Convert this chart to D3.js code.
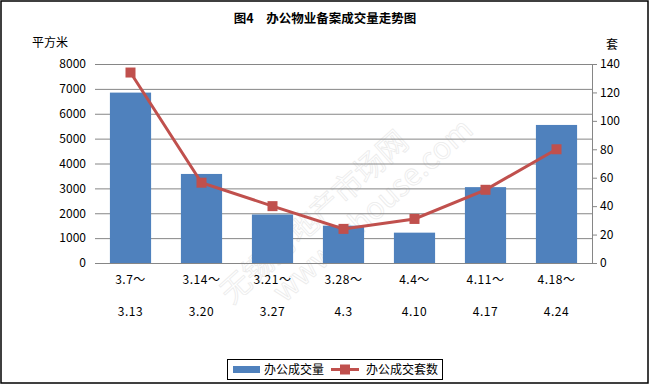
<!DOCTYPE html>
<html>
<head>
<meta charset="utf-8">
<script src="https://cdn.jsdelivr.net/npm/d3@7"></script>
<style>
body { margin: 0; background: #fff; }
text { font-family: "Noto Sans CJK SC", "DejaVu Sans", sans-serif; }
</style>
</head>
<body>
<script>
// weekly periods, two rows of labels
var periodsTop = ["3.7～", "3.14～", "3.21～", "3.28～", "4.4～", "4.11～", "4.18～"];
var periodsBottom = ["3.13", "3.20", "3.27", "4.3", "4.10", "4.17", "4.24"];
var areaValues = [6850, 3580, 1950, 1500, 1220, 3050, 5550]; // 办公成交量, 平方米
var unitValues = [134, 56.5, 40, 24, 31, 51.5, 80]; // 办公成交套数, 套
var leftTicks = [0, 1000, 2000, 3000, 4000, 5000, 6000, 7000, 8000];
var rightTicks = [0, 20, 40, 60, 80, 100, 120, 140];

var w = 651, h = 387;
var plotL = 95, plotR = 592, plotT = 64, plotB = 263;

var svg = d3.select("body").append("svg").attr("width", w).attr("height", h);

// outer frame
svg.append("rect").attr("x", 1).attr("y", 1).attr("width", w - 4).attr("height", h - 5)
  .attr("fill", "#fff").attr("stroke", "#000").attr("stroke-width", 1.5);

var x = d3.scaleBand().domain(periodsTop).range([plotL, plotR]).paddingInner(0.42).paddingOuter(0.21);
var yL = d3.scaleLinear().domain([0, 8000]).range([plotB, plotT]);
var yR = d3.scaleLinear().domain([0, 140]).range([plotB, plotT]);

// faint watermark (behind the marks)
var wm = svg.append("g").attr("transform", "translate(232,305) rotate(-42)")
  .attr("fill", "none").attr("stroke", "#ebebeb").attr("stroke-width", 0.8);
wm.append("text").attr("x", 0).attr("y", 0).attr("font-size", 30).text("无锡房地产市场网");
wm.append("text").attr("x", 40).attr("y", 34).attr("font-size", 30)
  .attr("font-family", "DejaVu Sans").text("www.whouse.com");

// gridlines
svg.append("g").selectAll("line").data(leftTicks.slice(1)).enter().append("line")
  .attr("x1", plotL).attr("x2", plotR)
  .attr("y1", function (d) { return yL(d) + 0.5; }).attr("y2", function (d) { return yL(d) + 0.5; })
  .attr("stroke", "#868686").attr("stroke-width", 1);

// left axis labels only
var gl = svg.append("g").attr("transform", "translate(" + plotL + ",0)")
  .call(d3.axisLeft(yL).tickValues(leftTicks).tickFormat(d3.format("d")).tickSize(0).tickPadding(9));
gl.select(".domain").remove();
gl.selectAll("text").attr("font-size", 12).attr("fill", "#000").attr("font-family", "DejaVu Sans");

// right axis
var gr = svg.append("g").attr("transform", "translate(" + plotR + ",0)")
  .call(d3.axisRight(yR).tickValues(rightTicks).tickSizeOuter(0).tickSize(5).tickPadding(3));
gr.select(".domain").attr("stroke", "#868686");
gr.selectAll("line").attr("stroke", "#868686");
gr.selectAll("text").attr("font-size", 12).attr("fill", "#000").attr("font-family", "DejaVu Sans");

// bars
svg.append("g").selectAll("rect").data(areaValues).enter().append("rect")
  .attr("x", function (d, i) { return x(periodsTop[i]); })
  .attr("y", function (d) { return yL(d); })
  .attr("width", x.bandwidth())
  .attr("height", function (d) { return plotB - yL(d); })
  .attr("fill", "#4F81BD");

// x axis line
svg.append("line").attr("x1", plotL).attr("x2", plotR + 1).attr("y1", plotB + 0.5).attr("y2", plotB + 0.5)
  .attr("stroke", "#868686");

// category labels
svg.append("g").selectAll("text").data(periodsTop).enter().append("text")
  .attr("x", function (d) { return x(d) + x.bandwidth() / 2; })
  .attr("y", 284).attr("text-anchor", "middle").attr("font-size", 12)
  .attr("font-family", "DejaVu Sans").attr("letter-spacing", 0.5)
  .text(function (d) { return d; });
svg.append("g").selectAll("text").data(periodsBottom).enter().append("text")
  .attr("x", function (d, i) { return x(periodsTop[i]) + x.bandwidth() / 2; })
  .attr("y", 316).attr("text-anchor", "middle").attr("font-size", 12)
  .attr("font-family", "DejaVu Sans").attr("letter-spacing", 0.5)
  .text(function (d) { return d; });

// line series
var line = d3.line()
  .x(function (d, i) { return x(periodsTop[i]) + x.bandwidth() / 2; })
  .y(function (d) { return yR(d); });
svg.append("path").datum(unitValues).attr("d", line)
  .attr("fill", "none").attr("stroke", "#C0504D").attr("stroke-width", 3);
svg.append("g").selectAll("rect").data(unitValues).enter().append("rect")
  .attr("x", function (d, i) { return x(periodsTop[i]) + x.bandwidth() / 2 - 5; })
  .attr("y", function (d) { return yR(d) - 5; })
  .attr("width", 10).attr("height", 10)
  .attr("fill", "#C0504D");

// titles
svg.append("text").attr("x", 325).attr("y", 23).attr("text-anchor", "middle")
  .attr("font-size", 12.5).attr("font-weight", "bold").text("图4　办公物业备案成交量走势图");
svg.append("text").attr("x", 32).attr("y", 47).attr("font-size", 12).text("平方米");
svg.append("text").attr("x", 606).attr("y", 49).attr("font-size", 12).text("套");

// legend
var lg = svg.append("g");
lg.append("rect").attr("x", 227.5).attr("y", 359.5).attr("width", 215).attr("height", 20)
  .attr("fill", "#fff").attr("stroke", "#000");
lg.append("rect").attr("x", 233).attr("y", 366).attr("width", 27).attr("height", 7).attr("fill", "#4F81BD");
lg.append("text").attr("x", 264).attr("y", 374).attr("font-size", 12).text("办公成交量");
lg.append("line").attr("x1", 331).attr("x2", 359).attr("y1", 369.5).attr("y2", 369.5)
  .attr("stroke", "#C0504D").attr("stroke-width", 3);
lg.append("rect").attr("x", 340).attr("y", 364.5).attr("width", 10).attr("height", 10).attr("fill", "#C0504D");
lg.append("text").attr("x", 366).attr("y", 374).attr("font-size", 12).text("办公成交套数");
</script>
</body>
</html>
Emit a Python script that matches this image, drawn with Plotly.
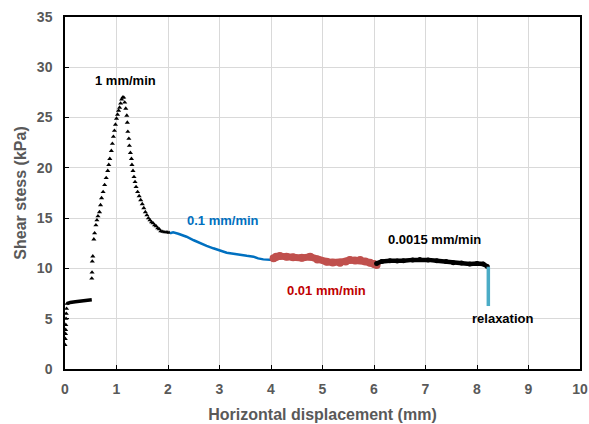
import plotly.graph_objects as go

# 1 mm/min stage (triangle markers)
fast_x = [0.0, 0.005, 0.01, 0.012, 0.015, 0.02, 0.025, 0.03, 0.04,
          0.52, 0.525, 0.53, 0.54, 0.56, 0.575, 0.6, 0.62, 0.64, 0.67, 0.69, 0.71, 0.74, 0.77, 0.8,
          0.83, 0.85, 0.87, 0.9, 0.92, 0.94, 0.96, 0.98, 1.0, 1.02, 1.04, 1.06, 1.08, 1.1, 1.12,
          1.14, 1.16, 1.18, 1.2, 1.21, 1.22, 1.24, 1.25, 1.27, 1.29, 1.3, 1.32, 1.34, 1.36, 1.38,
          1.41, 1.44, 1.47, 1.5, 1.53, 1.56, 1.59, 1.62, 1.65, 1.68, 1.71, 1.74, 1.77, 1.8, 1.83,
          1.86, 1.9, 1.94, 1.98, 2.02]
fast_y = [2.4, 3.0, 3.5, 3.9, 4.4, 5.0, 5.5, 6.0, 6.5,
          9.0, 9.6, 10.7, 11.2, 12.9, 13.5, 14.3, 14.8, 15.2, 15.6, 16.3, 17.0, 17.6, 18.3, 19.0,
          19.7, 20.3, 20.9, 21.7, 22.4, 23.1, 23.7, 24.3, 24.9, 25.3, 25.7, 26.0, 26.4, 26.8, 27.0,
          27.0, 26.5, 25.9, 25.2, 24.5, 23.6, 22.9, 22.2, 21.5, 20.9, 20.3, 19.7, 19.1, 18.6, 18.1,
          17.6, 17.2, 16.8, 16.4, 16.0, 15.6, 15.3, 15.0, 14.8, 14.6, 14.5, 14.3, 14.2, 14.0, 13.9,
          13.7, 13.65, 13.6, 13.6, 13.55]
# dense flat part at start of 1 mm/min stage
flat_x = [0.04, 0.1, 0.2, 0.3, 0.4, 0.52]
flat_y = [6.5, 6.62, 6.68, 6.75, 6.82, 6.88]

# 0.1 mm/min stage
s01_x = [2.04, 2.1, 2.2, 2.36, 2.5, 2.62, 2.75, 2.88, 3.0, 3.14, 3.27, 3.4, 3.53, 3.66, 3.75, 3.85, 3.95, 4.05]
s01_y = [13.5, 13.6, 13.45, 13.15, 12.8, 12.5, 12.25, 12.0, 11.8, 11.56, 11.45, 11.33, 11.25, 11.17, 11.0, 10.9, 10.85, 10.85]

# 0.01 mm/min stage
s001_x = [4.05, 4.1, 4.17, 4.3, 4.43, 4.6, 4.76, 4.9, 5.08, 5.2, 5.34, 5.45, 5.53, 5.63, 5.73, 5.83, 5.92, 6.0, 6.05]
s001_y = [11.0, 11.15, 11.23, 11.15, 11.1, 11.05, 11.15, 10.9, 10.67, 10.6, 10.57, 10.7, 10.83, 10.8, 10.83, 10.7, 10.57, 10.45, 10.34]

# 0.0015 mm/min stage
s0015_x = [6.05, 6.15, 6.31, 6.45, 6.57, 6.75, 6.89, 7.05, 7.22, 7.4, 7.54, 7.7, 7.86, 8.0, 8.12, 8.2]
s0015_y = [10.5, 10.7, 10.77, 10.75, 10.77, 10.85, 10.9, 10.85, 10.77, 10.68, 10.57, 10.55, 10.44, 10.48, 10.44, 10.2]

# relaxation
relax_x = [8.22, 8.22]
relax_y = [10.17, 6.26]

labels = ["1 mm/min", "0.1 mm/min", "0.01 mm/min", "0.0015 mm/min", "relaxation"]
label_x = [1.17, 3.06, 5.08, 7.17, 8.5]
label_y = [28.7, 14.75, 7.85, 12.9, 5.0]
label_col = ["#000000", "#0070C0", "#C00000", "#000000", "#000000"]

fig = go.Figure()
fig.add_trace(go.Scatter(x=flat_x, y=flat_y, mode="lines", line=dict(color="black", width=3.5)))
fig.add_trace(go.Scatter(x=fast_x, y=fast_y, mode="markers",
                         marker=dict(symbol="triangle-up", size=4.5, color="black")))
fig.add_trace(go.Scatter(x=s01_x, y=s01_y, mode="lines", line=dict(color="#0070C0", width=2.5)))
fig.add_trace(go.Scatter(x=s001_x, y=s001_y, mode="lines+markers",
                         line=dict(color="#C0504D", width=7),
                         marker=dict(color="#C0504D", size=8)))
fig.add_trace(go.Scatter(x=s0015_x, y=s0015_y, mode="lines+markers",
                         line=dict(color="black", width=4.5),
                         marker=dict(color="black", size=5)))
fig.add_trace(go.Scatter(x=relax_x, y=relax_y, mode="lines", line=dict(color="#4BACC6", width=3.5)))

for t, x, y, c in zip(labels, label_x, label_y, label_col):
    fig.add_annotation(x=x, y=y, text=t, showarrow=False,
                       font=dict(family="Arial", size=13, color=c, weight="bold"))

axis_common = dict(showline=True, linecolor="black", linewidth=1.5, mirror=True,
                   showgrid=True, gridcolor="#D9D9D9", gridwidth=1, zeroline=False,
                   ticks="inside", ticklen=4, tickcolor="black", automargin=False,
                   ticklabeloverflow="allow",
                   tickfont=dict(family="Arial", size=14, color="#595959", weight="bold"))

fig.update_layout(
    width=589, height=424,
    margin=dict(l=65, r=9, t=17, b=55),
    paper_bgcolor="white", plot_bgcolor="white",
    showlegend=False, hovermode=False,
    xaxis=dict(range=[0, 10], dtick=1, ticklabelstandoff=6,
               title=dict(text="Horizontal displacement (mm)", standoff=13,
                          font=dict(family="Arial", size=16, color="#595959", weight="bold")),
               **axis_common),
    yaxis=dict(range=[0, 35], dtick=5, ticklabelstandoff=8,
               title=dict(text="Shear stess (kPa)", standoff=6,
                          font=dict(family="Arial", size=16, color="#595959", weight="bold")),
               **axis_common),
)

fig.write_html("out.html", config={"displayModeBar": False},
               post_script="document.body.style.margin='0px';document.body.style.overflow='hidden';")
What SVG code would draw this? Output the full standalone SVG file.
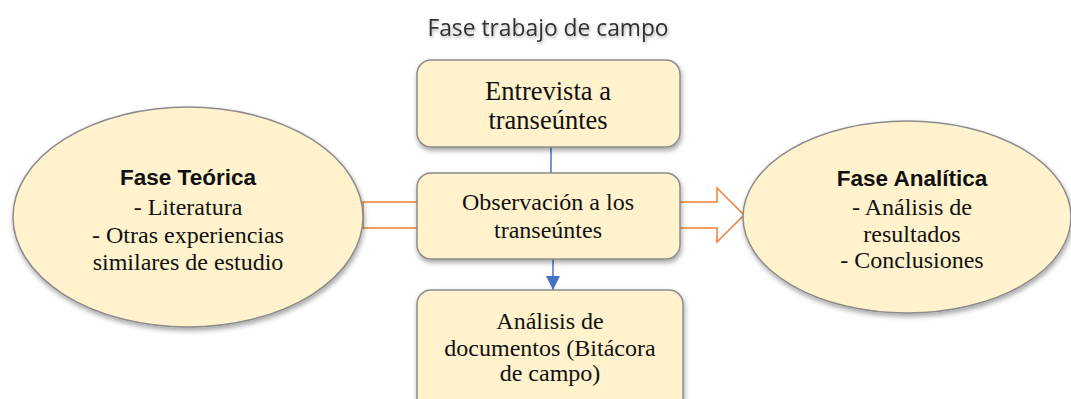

■ **Exercise objective**: Reproduce exactly the section that begins with the line containing "Emit a Python" and ends with the line containing "10.57, 10.45, 10.34]". Both boundary lines belong in the copy, but pictures do not.

■ **Solution to this exercise**:
Emit a Python script that matches this image, drawn with Plotly.
import plotly.graph_objects as go

# 1 mm/min stage (triangle markers)
fast_x = [0.0, 0.005, 0.01, 0.012, 0.015, 0.02, 0.025, 0.03, 0.04,
          0.52, 0.525, 0.53, 0.54, 0.56, 0.575, 0.6, 0.62, 0.64, 0.67, 0.69, 0.71, 0.74, 0.77, 0.8,
          0.83, 0.85, 0.87, 0.9, 0.92, 0.94, 0.96, 0.98, 1.0, 1.02, 1.04, 1.06, 1.08, 1.1, 1.12,
          1.14, 1.16, 1.18, 1.2, 1.21, 1.22, 1.24, 1.25, 1.27, 1.29, 1.3, 1.32, 1.34, 1.36, 1.38,
          1.41, 1.44, 1.47, 1.5, 1.53, 1.56, 1.59, 1.62, 1.65, 1.68, 1.71, 1.74, 1.77, 1.8, 1.83,
          1.86, 1.9, 1.94, 1.98, 2.02]
fast_y = [2.4, 3.0, 3.5, 3.9, 4.4, 5.0, 5.5, 6.0, 6.5,
          9.0, 9.6, 10.7, 11.2, 12.9, 13.5, 14.3, 14.8, 15.2, 15.6, 16.3, 17.0, 17.6, 18.3, 19.0,
          19.7, 20.3, 20.9, 21.7, 22.4, 23.1, 23.7, 24.3, 24.9, 25.3, 25.7, 26.0, 26.4, 26.8, 27.0,
          27.0, 26.5, 25.9, 25.2, 24.5, 23.6, 22.9, 22.2, 21.5, 20.9, 20.3, 19.7, 19.1, 18.6, 18.1,
          17.6, 17.2, 16.8, 16.4, 16.0, 15.6, 15.3, 15.0, 14.8, 14.6, 14.5, 14.3, 14.2, 14.0, 13.9,
          13.7, 13.65, 13.6, 13.6, 13.55]
# dense flat part at start of 1 mm/min stage
flat_x = [0.04, 0.1, 0.2, 0.3, 0.4, 0.52]
flat_y = [6.5, 6.62, 6.68, 6.75, 6.82, 6.88]

# 0.1 mm/min stage
s01_x = [2.04, 2.1, 2.2, 2.36, 2.5, 2.62, 2.75, 2.88, 3.0, 3.14, 3.27, 3.4, 3.53, 3.66, 3.75, 3.85, 3.95, 4.05]
s01_y = [13.5, 13.6, 13.45, 13.15, 12.8, 12.5, 12.25, 12.0, 11.8, 11.56, 11.45, 11.33, 11.25, 11.17, 11.0, 10.9, 10.85, 10.85]

# 0.01 mm/min stage
s001_x = [4.05, 4.1, 4.17, 4.3, 4.43, 4.6, 4.76, 4.9, 5.08, 5.2, 5.34, 5.45, 5.53, 5.63, 5.73, 5.83, 5.92, 6.0, 6.05]
s001_y = [11.0, 11.15, 11.23, 11.15, 11.1, 11.05, 11.15, 10.9, 10.67, 10.6, 10.57, 10.7, 10.83, 10.8, 10.83, 10.7, 10.57, 10.45, 10.34]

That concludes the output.